Trouble in Slumber Land

In the looks department, I’ve been compared to the dwarf from The Lord of the Rings with a big afro—not exactly George Clooney. Only adding to these charms is the fact that I have Crohn’s disease and a catalog of allergies. And yet, I am by far the luckiest man alive because I’m married to the most beautiful woman in the world. After five years of matrimony, my wife’s honey red hair and rosy Irish cheeks still have me whipped. If she ever leaves me, the lights will go out; there’s zero chance of my landing someone of her caliber again. Naturally, there’s nothing I wouldn’t do to make her happy. And so, earlier this year, when my wife was upset about turning thirty-three (she thought she was getting old), I set out to make her birthday extra special. I promised anything her heart desired.

“Stop snoring! Stop snoring!” she blurted out like a game-show contestant. This anger over my nocturnal emissions had apparently been building for some time.

I wasted no time in addressing her concerns. Within days I was sitting on my doctor’s table imploring him to help me cure my snoring. He peered down my throat and up my nostrils. “It’s a mess in there,” he said, snapping off his flashlight scope. “You’re probably suffering from sleep apnea, sinusitis, or allergies. I’m gonna have you spend the night in a sleep clinic.”

The back parking lot at Methodist Hospital was eerily deserted when I arrived, just weeks later, for my 9:00 p.m. appointment. I rode the elevator to the fourth floor. Stray wheelchairs littered the hallways; a security guard was slumped in a folding chair. I pressed a buzzer and, in so doing, summoned a bookish middle-aged white guy in scrubs who met me at the sleep clinic’s door.

Ken’s hand was limp and moist; he was creepy in a Jeremy Irons kind of way. I imagined he spent long hours sitting in his one-bedroom apartment, bare-chested in cut-off shorts, typing anti-government manifestos.

My dubious docent gave me a quick tour: The room in which I was to stay looked as if it had been plucked from a cheap motel. But instead of a stain on the pillow, there was an enormous machine at the headboard with allsorts of blinking lights and buzzing tubes. Next to the bed, there was a dresser with a Bible in it, which I imagined might come in handy later on as I warded off the ghost of Vincent Price.

Ken attached wires and pads to my scalp and explained how they would measure my eye movements and sleeping depth. Straps were applied to my torso that would monitor breathing, snoring, and heartbeat.

I told Ken I was at the sleep clinic because I wanted to stop snoring. He spun me around on the swivel stool so that we were nose to nose.
“The only way you’re going to stop snoring is if they pound it out of your face,” he said threateningly.

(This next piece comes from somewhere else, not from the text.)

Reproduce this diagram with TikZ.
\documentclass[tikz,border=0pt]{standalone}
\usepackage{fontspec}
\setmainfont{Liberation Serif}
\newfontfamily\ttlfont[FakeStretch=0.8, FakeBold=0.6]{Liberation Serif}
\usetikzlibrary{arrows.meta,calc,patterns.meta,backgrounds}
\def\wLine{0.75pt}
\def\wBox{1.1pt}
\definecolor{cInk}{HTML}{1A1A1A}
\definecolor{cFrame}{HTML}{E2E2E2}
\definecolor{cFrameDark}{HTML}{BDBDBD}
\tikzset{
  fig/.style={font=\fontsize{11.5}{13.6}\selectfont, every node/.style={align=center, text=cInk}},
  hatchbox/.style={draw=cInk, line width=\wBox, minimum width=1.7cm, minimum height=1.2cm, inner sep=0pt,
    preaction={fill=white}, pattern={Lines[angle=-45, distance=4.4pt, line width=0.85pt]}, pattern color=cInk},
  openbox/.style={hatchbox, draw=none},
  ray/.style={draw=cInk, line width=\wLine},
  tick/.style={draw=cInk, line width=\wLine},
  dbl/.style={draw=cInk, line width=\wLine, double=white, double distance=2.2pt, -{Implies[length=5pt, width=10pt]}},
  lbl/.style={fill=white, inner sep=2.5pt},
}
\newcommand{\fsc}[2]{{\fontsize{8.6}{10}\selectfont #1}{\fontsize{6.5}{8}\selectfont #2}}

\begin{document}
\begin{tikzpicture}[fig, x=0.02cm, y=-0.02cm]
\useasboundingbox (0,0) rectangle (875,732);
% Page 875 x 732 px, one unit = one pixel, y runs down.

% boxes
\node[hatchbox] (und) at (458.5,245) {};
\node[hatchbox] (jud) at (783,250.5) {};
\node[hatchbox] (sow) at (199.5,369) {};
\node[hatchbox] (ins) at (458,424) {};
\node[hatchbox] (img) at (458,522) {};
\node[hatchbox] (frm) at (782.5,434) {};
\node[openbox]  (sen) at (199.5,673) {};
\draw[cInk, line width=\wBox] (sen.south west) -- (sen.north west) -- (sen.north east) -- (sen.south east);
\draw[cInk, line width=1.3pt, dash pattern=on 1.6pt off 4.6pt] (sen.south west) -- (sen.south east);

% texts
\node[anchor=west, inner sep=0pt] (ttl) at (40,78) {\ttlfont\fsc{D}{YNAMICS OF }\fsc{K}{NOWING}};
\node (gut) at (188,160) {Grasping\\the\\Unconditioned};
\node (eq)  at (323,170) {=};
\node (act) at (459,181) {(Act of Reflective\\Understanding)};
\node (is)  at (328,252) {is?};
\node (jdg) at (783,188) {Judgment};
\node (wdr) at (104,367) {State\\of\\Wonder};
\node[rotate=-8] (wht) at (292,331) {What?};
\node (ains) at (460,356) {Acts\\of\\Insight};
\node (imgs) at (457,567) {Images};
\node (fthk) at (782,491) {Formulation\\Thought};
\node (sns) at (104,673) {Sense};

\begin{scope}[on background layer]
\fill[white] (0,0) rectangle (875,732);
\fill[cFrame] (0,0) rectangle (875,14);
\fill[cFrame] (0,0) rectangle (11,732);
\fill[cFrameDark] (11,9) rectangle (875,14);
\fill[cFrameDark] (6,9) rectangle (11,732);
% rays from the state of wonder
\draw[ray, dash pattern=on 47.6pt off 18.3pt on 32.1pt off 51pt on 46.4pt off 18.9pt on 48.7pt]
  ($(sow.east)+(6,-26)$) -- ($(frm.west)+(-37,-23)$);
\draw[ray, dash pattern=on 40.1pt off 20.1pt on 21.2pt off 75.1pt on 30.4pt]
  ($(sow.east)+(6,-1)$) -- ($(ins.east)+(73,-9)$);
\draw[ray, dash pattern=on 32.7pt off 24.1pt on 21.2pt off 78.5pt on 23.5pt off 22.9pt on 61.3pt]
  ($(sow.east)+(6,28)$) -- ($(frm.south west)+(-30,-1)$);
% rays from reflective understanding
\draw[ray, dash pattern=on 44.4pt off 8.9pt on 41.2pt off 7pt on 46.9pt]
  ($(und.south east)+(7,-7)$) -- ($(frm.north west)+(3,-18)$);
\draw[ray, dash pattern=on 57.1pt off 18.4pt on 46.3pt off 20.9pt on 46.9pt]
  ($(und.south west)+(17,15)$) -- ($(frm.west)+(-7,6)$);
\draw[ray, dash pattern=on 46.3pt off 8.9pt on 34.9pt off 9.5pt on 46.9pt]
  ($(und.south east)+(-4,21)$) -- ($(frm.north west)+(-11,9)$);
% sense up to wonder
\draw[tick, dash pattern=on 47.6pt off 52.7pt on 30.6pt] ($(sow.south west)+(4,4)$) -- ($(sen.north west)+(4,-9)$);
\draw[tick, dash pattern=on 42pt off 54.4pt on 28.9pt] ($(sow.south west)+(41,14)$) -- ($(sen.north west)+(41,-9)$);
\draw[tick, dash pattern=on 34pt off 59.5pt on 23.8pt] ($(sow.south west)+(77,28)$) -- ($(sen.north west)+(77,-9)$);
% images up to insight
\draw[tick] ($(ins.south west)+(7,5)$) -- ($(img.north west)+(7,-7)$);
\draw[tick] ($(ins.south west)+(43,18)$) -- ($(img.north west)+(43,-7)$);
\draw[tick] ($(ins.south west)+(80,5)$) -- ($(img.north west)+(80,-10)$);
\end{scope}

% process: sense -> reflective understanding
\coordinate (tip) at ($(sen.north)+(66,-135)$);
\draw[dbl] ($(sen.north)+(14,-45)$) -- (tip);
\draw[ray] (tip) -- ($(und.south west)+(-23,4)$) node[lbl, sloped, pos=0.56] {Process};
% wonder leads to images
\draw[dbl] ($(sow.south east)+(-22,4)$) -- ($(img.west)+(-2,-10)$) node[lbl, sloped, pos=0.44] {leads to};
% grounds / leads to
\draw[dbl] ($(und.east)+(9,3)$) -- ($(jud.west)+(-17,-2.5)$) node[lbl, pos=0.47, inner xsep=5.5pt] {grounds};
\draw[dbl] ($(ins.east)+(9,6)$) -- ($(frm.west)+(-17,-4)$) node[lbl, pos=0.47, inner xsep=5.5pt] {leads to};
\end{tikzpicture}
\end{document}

For a second there, I thought he was going to clock me.

“Excuse me?”

“A doctor told me they can cut open your face and pound out the crap that’s clogging your sinuses using a special hammer and chisel. Then they put all the crap in a dish called ‘The Custard Cup.’ ”

“Yucky,” I replied.

Ken wished me sweet dreams and turned out the lights.

I missed my wife.

The nurses out in the hallway made microwave popcorn and the room filled with the aroma of buttery goodness. Buttons beeped and bells dinged like the arcade at Chuck E. Cheese’s. I tossed around for more than an hour, the wires on my scalp, neck, and face twisting around my throat. Clearly, this was never going to work. I clicked on the Minnesota Wild game. I love my wife, but my mistress is hockey, and she eventually seduced me into a few hours offitful rest.

The results of my sleep study showed the snoring was caused by a compacted sinus and massively swollen tonsils. I underwent a medieval sinus scraping and tonsillectomy shortly thereafter. The anesthesia from the surgery made me sick, so I was given a pill to control the nausea. Since I couldn’t swallow the thing, the pill had to be inserted up my backside. I asked my wife to do the honors, but she declined. Needless to say, if the tables were turned I would have happily obliged.

A few weeks after the surgery I was healed and no longer snoring.

My wife said I was the most romantic man she had ever known; going through the painful surgery showed her I was a person of serious conviction. For the first time in years we fell asleep together. Bliss reigned supreme in the home of Todd J. Smith—until one day, when I came home from work and scattered my muddy clothes all over the basement floor. As my wife walked by, she let out a frustrated sigh and quipped: “Is there a pick-your-shit-up clinic you can go to?”